Comment 3 for bug 1918340

Revision history for this message
Henrique Marques (hmdmarques) wrote :

Thank you for your time analysing these issues.

My intention is solely to pass information to the OpenStack community, allowing to improve tests and have a more effective test suite (my apologies for any information supplied in a wrong manner). In the end, having a test suite that is more capable of capturing future (probable) bugs.

The fault injection performed on the compute/api.py was done in the stable/ussuri because when we started it was the most recent released version.
I must say that I cannot repeat the process in the master branch in a timely manner, because the faults we injected (defined based on closed and resolved bug reports) lead to too many faulty versions to test (11309 versions to be more specific). Using the setup I have available testing all faulty versions takes over 200 days and testing the faulty versions that pass undetected through the tests takes nearly 50 days.

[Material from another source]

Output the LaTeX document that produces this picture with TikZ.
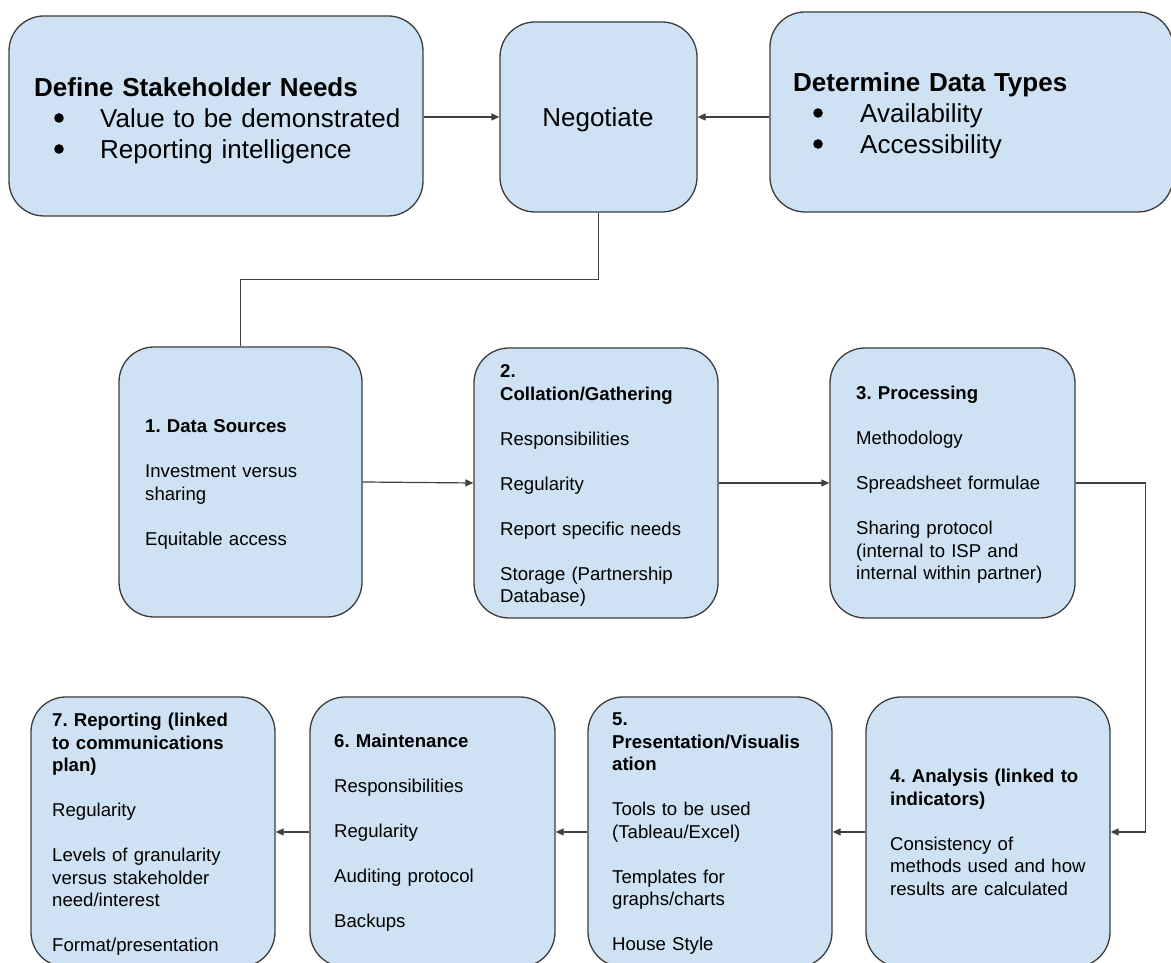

With this said, I must emphasize that I am reporting just part (72 cases) of what I found during experiments, that mostly require trivial changes to the test cases, but allow for more effective unit tests. In total we have found 290 probable bugs that are not being detected by any of the unit, functional and integration tests (notice that these are probable bugs, representative of what OpenStack has already experienced and fixed in the past).

Fixing these issues would allow to improve the test coverage and overall effectiveness.

I will highlight just some of the most relevant bugs detected:
-Removing @check_instance_lock allows operations to be executed on instances that are locked
-Changing condition expressions result in operations being performed when not supposed (e.g. cache reset)
-Exception handling being removed results in unexpected behaviour
-Many other fault types result in incorrect values being returned by the called functions. The reason for this is that mock functions in the tests are not validating the receveid parameters and return a fixed expected value. This is obfuscating some of the issues up until that function call.
All the problems described above are not being detected by the test suite.

At the moment I am unable to propose a fix due to time constraints (working full-time, doing a MSc), but would like to report these issues, so that they benefit the community.

Regards
Henrique